I don’t see the advantage of publicizing the identity of the donor of genetic information. What is gained by making public the fact ‘this genome belongs to this individual’?
The Personal Genome Project doesn’t require people to share their identity publicly, but some participants would rather be public at the outset rather than have that information be pseudo-secret and a topic of gossip. It also opens the possibility of being directly contacted by someone who notices a health issue in your data.
I don’t see the advantage of publicizing the identity of the donor of genetic information. What is gained by making public the fact ‘this genome belongs to this individual’?

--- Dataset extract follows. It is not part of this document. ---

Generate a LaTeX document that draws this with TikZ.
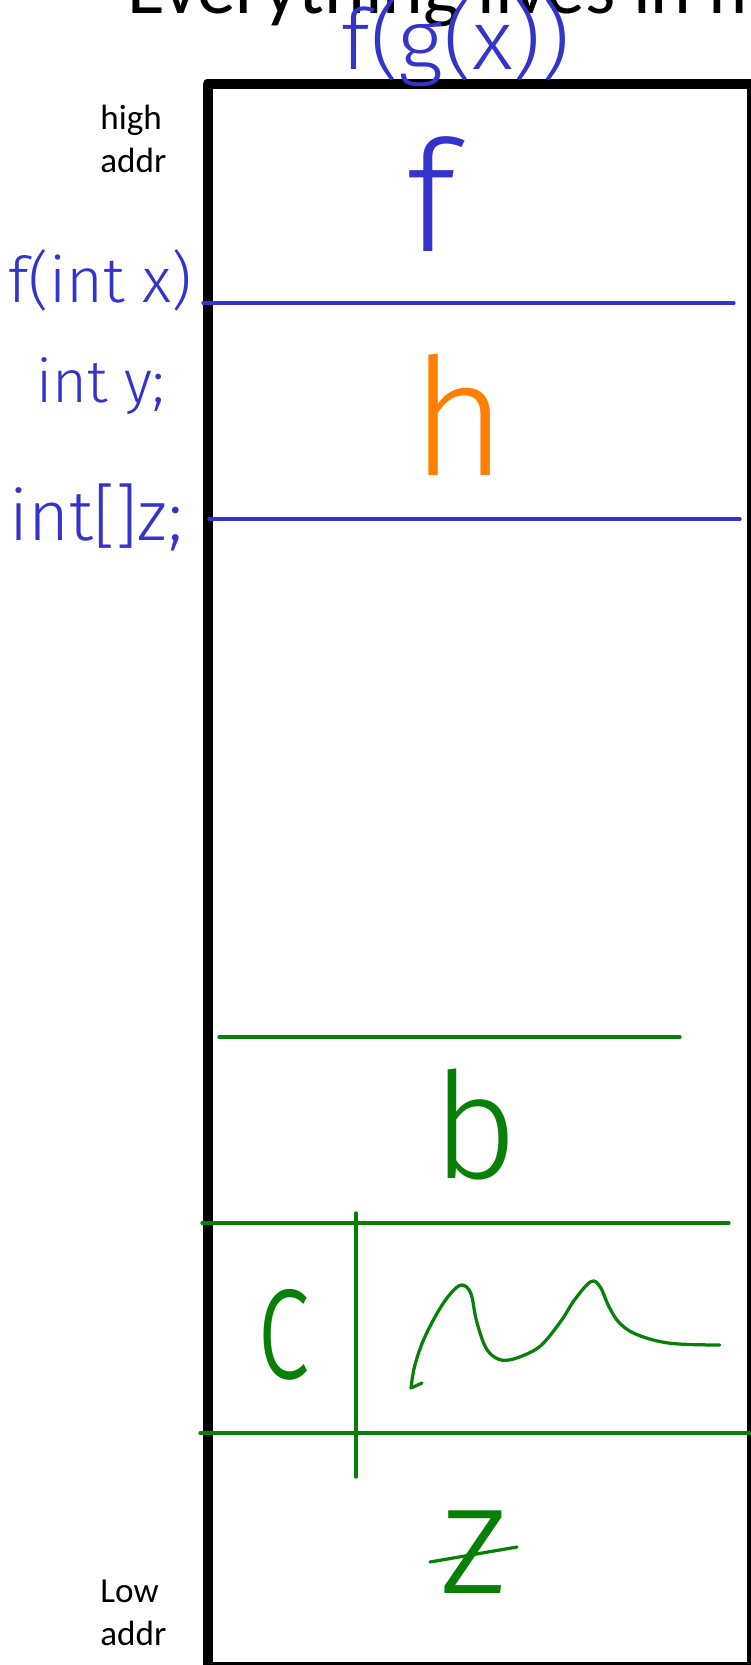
\documentclass[tikz,border=0pt]{standalone}
\usepackage{fontspec}
\setmainfont{Carlito}
\newfontfamily\inkfont{Fira Sans Light}
\definecolor{inkblue}{RGB}{52,52,204}
\definecolor{inkgreen}{RGB}{8,128,8}
\definecolor{inkorange}{RGB}{255,128,0}
\tikzset{frame/.style={line width=0.2cm,line join=round},pen/.style={line width=0.065cm,line cap=round,line join=round},ink/.style={inner sep=0pt,anchor=base,font=\inkfont\fontsize{#1}{#1}\selectfont},addr/.style={inner sep=0pt,anchor=north west,align=left,font=\fontsize{20}{24.4}\selectfont}}

\begin{document}
\begin{tikzpicture}[x=0.02cm,y=-0.02cm]
\useasboundingbox (0,0) rectangle (750,1665);
% slide title and address ends
\node[inner sep=0pt,anchor=base west,font=\fontsize{44}{44}\selectfont] (title) at (127,14) {Everything lives in memory};
\node[addr] (high) at (100,105) {high\\addr};
\node[addr] (low) at (100,1580) {Low\\addr};
% memory column
\draw[frame] (207.6,84) rectangle (752,1667);
% blue ink: the call and f's frame
\node[ink=48,text=inkblue,xscale=1.05] (call) at (456,70) {f(g(x))};
\node[ink=88,text=inkblue] (fframe) at (431,252) {f};
\node[ink=36,text=inkblue] (fsig) at (100,303) {f(int x)};
\node[ink=34,text=inkblue] (yvar) at (101,402) {int y;};
\node[ink=40,text=inkblue] (zvar) at (96,540) {int[]z;};
\draw[pen,inkblue] (203,303) -- (734,303);
\draw[pen,inkblue] (209,519) -- (740,519);
\node[ink=93,text=inkorange] (hframe) at (459,475) {h};
% green ink: lower part
\draw[pen,inkgreen] (219,1037) -- (680,1037);
\node[ink=84,text=inkgreen] (bcell) at (475,1178) {b};
\draw[pen,inkgreen] (202,1223) -- (729,1223);
\draw[pen,inkgreen] (356,1213) -- (356,1477);
\node[ink=95,text=inkgreen,xscale=0.7] (ccell) at (284,1378) {c};
\draw[pen,inkgreen] (422,1383) -- (411,1388) -- plot[smooth,tension=0.6] coordinates {(411,1388) (414.5,1366.7) (423.5,1340) (438,1311.7) (450.8,1293.3) (461.7,1285) (470.8,1293.3) (476.3,1320) (485.3,1346.7) (496,1358) (509,1360) (529,1353) (543.5,1343) (561.7,1320) (574.4,1300) (590.8,1281.7) (600,1286.7) (609,1306.7) (619.8,1323.3) (638,1335) (670.7,1343.3) (719.8,1345)};
\draw[pen,inkgreen] (200,1433) -- (752,1433);
\node[ink=90,text=inkgreen] (zcell) at (474,1593) {z};
\draw[pen,inkgreen] (430,1562) -- (517,1547);
\end{tikzpicture}
\end{document}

At this point it’s clear that genomes can’t be anonymous, they can be linked back to an individual’s identity. See: http://www.sciencemag.org/content/339/6117/321.abstract
The Personal Genome Project doesn’t require people to share their identity publicly, but some participants would rather be public at the outset rather than have that information be pseudo-secret and a topic of gossip. It also opens the possibility of being directly contacted by someone who notices a health issue in your data.
-- Madeleine
Fulltext: http://dcdc.wustl.edu/PDFs/2013-01-30_Article.pdf
http://www.washingtonpost.com/wp-dyn/content/article/2005/11/12/AR2005111200958_pf.html is an interesting old example of defeating anonymization.
… And this isn’t being (ab)used by police yet?